The lay are still purifying the vessels. And last Sunday we had a visiting priest, who after communion just sit down and a server who is also a MC reposed the Eucharist to the Tabernacle and purified the vessels upon the altar.

After a while all I could do was just shut up & I left.

OH! Just remembered, a few days later the the statement on the diocese website had an addtion to the bishops letter that I did take very personally…“There should be no liturgy police from the laity”:shrug:

A letter to Rome should probably be in order, along with a print-out from the diocesan web-page where this statement appears. The CDWDS sees things quite differently, according to Redemptionis Sacramentum.

Yes BG, I know that, but I am now the outcast because of other things I have said concerning other abuses. I know that another priest (now gone) accused me of criticizing him in a confessional. It’s a bit of a long story. Anyway, I was confessing that I lost my temper in another Mass by a visiting priest and had left that Mass in anger over a VERY serious abuse. The priest I confessed to, upon leaving the parish had a large going away party and that is when he publicly said I criticized him. The bishop was also there and I felt there was something wrong because of the way the bishop had treated me upon greeting him early on.

I did all in my power to talk with this priest and apologize for the miss-understanding, but he had already done the damage by speaking of something I had confessed to him.:blush:
I even went to another priest and confessed that I had been accused of this sin & confessed it as such.:blush:

I’m sorry BG, but I’m not in a position to do so at this time.
Thank you

There is a danger in interpreting regulations too liberally that we throw the baby out with the bathwater.
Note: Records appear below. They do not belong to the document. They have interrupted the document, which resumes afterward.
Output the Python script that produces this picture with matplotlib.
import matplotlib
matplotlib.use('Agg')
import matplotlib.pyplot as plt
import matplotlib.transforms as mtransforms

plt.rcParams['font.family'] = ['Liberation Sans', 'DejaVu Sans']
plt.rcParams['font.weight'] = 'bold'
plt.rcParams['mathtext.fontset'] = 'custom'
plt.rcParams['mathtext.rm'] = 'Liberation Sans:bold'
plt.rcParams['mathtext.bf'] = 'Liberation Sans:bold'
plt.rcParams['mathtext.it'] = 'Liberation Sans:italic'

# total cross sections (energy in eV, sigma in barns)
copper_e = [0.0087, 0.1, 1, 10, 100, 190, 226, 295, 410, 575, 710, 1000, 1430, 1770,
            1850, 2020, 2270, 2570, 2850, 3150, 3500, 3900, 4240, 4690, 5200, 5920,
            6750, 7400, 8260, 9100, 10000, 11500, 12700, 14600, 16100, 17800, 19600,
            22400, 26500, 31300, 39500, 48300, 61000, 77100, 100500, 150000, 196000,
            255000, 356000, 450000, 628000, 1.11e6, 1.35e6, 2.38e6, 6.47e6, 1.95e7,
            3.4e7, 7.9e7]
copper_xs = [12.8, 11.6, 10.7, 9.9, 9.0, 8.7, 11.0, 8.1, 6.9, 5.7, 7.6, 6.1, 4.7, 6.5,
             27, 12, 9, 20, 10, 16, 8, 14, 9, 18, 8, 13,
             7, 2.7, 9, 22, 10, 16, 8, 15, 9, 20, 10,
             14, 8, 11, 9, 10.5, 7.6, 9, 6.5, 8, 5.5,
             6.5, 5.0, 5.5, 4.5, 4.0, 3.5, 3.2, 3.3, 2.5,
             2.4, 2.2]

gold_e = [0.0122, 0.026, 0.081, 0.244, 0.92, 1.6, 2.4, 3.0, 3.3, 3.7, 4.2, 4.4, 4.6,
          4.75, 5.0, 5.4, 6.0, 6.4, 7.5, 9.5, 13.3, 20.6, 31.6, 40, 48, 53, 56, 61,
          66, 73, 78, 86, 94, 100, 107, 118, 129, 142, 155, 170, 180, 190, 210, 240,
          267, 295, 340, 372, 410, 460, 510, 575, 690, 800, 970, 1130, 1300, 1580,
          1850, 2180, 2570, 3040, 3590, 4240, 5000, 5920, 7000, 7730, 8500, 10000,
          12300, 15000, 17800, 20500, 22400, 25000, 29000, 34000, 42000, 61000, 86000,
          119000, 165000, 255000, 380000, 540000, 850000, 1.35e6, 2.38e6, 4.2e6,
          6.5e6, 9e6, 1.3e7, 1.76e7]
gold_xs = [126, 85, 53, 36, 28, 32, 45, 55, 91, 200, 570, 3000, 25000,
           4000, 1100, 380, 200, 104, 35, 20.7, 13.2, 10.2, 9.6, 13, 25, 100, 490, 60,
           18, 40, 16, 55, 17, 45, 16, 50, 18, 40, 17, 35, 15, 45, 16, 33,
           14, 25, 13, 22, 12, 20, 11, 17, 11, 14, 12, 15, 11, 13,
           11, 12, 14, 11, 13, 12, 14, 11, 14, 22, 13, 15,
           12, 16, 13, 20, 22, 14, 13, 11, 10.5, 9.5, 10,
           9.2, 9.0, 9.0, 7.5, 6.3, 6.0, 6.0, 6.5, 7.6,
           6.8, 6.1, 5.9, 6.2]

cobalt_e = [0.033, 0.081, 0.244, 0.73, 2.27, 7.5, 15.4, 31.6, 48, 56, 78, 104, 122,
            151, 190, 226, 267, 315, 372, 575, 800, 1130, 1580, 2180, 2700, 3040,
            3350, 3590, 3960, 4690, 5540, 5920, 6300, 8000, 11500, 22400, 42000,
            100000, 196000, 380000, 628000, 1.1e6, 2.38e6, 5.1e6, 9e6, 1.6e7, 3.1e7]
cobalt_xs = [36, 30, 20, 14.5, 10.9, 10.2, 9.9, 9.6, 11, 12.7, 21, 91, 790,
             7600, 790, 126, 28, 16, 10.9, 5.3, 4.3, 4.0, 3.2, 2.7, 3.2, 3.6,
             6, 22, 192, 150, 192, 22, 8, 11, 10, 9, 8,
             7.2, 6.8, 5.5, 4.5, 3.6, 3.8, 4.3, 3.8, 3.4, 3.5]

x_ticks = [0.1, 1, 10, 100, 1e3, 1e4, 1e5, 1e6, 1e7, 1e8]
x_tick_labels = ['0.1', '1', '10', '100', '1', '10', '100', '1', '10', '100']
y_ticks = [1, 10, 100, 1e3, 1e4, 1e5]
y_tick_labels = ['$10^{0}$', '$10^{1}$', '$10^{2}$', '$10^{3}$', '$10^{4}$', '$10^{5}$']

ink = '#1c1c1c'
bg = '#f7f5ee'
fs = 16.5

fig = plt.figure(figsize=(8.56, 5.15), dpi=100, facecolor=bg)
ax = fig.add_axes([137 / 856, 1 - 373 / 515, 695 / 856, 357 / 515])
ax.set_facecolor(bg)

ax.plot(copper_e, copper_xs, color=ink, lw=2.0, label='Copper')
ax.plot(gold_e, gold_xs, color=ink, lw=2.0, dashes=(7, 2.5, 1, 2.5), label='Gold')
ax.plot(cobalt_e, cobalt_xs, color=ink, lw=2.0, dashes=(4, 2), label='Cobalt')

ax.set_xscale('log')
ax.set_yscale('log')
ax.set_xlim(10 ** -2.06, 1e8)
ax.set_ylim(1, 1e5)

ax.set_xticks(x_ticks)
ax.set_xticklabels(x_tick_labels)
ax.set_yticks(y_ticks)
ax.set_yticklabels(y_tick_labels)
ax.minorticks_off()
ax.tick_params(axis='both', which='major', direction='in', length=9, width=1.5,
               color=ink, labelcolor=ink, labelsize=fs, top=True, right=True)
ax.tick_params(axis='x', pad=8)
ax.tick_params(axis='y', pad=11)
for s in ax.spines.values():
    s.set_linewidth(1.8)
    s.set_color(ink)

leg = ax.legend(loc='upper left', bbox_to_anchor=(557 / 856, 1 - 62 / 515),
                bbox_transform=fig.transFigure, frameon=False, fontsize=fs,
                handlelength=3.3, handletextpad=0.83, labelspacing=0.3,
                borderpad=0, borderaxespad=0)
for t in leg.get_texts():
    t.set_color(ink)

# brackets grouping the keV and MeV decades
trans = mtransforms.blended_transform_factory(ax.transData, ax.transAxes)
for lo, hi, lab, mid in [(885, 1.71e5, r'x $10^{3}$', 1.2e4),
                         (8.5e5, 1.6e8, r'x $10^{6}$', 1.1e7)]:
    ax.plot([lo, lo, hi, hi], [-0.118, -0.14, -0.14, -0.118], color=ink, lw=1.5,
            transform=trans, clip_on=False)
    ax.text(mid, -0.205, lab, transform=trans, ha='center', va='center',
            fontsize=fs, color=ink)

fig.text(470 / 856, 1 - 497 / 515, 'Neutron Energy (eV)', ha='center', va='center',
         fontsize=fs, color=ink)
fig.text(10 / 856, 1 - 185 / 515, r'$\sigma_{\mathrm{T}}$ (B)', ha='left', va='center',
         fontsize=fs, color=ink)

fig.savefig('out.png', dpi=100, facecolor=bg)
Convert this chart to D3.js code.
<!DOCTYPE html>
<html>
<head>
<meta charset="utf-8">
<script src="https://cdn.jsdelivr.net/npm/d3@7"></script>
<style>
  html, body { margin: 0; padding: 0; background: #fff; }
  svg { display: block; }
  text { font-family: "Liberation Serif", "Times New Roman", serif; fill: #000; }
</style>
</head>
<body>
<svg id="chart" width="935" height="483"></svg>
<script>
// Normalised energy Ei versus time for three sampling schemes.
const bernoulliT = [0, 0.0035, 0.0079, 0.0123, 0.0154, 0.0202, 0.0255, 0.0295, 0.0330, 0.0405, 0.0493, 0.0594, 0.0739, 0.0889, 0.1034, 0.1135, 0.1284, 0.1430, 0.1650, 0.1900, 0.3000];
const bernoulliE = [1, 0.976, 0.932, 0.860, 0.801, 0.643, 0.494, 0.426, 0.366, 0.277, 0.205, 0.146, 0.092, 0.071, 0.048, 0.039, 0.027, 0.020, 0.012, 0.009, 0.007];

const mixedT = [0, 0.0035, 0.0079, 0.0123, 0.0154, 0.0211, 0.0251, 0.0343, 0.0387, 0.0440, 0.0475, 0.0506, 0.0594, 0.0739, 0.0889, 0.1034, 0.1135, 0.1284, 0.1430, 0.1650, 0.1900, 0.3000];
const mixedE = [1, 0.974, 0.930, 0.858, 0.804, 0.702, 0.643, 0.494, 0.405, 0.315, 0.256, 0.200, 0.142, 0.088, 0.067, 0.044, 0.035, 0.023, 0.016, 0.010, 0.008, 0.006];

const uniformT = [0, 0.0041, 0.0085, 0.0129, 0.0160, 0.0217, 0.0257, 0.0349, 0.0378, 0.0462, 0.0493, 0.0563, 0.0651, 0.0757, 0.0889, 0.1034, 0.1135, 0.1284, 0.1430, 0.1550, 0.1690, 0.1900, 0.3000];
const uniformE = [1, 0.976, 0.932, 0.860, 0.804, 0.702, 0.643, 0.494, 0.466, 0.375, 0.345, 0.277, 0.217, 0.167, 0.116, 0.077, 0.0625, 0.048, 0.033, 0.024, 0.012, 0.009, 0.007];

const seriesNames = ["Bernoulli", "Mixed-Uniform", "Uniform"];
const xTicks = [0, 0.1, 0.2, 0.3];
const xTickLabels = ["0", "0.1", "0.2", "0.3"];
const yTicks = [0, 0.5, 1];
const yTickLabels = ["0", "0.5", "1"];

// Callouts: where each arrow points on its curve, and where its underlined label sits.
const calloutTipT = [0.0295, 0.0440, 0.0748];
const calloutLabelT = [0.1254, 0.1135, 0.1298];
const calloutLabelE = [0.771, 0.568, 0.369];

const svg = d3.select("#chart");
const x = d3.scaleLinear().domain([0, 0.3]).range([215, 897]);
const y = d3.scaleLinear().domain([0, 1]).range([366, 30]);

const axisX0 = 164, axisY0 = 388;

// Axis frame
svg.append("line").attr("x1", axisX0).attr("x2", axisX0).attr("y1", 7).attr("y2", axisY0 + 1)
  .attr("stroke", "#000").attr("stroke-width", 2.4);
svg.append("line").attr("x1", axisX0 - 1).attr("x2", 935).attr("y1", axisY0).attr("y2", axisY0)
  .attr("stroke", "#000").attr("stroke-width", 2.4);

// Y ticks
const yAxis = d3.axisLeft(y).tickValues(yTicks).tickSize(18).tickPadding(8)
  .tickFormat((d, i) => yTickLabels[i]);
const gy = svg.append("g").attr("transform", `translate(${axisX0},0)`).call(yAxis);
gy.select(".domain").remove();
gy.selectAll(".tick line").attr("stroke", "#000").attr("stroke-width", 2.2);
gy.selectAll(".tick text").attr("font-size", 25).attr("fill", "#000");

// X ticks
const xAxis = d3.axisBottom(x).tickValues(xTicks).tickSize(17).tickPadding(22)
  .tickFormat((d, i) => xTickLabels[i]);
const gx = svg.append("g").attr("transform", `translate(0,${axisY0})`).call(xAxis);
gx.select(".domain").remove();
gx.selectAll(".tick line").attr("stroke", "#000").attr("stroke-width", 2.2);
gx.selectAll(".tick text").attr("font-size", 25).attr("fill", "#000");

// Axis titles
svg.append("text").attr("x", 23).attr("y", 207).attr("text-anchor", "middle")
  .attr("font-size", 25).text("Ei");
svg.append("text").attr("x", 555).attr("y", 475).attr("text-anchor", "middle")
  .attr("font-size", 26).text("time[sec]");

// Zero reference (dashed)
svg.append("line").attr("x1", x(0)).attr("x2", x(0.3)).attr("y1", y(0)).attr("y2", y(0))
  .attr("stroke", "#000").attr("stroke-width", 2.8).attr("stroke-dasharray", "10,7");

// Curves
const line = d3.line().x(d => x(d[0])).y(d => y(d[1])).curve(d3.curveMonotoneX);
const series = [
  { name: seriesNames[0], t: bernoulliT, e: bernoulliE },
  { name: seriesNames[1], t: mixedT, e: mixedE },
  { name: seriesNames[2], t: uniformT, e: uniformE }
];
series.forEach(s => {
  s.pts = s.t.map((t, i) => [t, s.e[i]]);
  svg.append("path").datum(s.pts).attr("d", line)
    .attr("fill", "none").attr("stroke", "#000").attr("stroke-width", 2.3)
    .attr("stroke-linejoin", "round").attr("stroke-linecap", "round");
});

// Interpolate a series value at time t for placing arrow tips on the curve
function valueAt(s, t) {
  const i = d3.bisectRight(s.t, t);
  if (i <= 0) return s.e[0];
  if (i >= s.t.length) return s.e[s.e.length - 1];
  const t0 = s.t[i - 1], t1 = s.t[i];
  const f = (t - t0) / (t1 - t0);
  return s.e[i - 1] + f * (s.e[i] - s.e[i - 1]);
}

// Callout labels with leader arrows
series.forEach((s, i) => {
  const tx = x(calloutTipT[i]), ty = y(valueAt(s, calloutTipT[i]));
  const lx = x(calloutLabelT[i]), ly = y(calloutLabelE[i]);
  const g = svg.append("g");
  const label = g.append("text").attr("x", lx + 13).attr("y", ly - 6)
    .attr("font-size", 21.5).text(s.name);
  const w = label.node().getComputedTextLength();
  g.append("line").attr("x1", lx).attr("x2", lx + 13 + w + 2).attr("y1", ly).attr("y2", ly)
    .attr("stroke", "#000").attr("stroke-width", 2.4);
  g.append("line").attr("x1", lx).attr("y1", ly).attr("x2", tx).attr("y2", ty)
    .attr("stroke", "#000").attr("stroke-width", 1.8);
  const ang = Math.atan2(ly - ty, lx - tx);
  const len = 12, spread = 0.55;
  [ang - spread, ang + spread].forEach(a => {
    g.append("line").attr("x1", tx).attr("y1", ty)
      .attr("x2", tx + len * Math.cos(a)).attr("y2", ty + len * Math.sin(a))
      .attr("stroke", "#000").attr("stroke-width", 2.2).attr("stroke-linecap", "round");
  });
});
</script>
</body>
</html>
What harm is there with an EMHC purifying the chalices? An instituted acolyte may expose the Blessed Sacrament but not give Benedicition. But what harm is there if they do so? Where do we stop? Regulations are in place for a purpose. The general instruction of the Roman Missal makes it clear that purifying the sacred vessels is restricted to priests, deacons and instituted acolytes. It is clearly obvious that the Pope wishes this restriction to remain. So where is the problem? Our faith is not a selection of optional components which we may choose at will. Same with such regulations as above. Disobedience of such norms leads to a general disrespect of things greater. If we obey the smaller things, it becomes easier to obey the bigger things.